● GIVEN MATERIAL:
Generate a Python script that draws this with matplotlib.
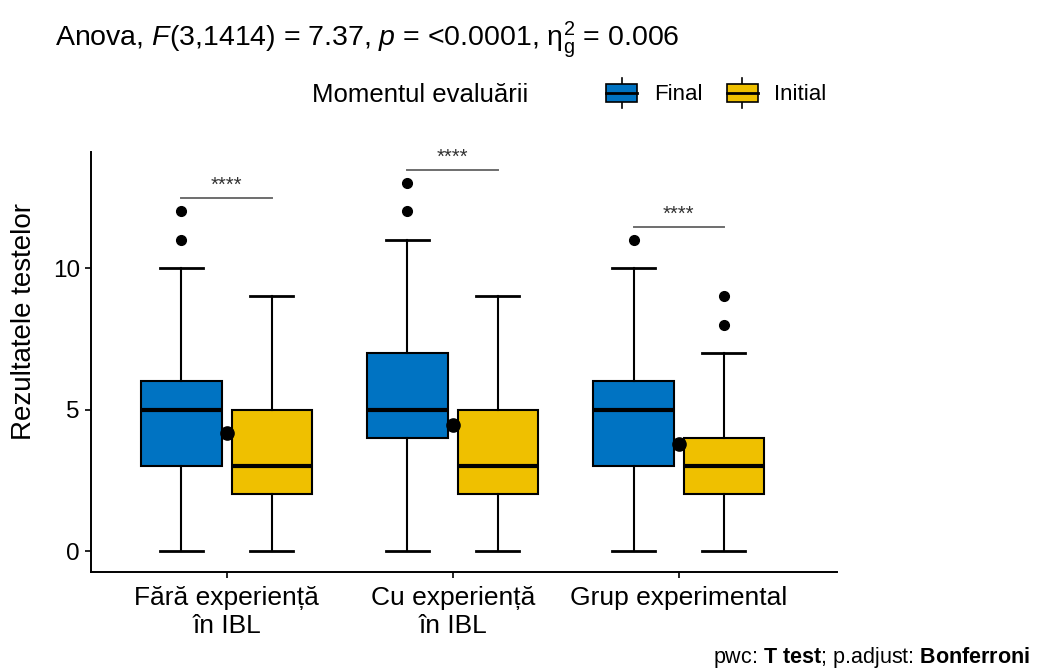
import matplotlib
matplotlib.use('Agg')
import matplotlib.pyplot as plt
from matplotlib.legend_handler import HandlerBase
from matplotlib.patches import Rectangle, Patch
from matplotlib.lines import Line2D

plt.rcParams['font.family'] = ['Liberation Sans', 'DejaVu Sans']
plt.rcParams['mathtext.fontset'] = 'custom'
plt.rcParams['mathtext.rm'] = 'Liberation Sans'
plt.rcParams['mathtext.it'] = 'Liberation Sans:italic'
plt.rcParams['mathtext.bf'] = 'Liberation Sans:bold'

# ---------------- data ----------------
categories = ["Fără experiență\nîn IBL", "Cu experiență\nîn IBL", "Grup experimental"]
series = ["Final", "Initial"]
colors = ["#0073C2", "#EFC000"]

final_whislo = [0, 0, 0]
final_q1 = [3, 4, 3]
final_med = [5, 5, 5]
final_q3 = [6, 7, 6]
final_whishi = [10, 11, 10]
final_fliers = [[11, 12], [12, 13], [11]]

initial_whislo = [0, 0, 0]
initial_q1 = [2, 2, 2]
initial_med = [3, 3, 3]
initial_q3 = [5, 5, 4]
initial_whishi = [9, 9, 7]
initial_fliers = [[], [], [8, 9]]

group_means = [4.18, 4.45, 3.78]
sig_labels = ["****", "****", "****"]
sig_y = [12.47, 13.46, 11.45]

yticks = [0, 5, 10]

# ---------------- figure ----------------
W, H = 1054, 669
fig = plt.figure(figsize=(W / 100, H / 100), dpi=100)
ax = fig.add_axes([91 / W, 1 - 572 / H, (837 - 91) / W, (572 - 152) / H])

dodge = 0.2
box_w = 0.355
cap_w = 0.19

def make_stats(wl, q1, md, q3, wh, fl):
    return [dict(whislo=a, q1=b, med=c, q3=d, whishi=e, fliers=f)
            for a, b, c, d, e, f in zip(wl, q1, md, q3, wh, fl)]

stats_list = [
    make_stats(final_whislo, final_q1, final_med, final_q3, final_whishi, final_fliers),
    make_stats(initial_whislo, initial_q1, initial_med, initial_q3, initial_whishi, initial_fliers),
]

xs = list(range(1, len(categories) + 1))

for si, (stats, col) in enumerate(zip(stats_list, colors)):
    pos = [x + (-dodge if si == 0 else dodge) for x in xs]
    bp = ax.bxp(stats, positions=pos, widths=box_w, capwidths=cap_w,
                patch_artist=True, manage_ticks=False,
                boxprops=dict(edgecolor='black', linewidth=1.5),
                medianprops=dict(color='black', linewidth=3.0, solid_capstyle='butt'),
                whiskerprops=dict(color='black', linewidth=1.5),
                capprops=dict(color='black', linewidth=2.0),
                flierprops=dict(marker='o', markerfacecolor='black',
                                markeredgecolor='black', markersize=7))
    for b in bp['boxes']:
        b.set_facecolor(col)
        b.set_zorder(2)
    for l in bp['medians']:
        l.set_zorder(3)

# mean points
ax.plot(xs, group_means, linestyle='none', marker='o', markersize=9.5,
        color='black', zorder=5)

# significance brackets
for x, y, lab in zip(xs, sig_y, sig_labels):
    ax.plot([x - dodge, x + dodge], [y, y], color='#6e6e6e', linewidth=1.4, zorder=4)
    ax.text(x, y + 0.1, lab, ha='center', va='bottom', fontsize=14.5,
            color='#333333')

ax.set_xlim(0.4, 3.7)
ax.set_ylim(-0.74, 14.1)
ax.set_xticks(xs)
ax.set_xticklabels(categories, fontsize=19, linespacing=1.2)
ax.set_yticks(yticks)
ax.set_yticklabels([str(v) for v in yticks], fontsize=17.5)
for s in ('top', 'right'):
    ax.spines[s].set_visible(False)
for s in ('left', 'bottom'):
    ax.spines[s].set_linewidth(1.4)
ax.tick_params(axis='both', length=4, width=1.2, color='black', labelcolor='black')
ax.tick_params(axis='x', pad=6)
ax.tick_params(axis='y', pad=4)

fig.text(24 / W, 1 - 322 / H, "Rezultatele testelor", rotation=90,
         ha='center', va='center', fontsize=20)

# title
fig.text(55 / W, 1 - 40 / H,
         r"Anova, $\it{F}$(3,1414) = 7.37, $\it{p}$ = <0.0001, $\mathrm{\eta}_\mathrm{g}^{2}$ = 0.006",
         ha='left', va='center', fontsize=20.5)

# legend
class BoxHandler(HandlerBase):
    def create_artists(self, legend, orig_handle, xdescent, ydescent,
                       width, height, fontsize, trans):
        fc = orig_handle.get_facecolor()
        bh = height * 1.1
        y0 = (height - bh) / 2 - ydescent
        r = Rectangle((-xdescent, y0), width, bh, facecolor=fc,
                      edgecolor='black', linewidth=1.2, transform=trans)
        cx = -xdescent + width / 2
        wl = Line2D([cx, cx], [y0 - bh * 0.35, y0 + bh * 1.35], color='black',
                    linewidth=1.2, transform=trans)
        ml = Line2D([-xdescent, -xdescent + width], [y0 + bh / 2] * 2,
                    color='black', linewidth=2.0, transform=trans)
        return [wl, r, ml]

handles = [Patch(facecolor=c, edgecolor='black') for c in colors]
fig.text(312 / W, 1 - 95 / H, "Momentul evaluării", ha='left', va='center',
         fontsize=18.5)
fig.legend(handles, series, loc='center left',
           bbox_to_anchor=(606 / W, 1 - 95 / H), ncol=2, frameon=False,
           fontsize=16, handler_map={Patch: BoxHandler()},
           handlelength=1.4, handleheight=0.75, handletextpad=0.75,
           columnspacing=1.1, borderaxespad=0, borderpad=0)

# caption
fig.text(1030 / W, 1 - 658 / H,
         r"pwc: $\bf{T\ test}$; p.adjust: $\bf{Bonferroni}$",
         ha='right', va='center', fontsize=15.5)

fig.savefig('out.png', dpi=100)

● EXERCISE: Repeat the listing above from its first line through the line that contains "xs = list(range(1, len(categories) + 1))", both included, and nothing more. Drop the pictures.

● THE REPLY:
Generate a Python script that draws this with matplotlib.
import matplotlib
matplotlib.use('Agg')
import matplotlib.pyplot as plt
from matplotlib.legend_handler import HandlerBase
from matplotlib.patches import Rectangle, Patch
from matplotlib.lines import Line2D

plt.rcParams['font.family'] = ['Liberation Sans', 'DejaVu Sans']
plt.rcParams['mathtext.fontset'] = 'custom'
plt.rcParams['mathtext.rm'] = 'Liberation Sans'
plt.rcParams['mathtext.it'] = 'Liberation Sans:italic'
plt.rcParams['mathtext.bf'] = 'Liberation Sans:bold'

# ---------------- data ----------------
categories = ["Fără experiență\nîn IBL", "Cu experiență\nîn IBL", "Grup experimental"]
series = ["Final", "Initial"]
colors = ["#0073C2", "#EFC000"]

final_whislo = [0, 0, 0]
final_q1 = [3, 4, 3]
final_med = [5, 5, 5]
final_q3 = [6, 7, 6]
final_whishi = [10, 11, 10]
final_fliers = [[11, 12], [12, 13], [11]]

initial_whislo = [0, 0, 0]
initial_q1 = [2, 2, 2]
initial_med = [3, 3, 3]
initial_q3 = [5, 5, 4]
initial_whishi = [9, 9, 7]
initial_fliers = [[], [], [8, 9]]

group_means = [4.18, 4.45, 3.78]
sig_labels = ["****", "****", "****"]
sig_y = [12.47, 13.46, 11.45]

yticks = [0, 5, 10]

# ---------------- figure ----------------
W, H = 1054, 669
fig = plt.figure(figsize=(W / 100, H / 100), dpi=100)
ax = fig.add_axes([91 / W, 1 - 572 / H, (837 - 91) / W, (572 - 152) / H])

dodge = 0.2
box_w = 0.355
cap_w = 0.19

def make_stats(wl, q1, md, q3, wh, fl):
    return [dict(whislo=a, q1=b, med=c, q3=d, whishi=e, fliers=f)
            for a, b, c, d, e, f in zip(wl, q1, md, q3, wh, fl)]

stats_list = [
    make_stats(final_whislo, final_q1, final_med, final_q3, final_whishi, final_fliers),
    make_stats(initial_whislo, initial_q1, initial_med, initial_q3, initial_whishi, initial_fliers),
]

xs = list(range(1, len(categories) + 1))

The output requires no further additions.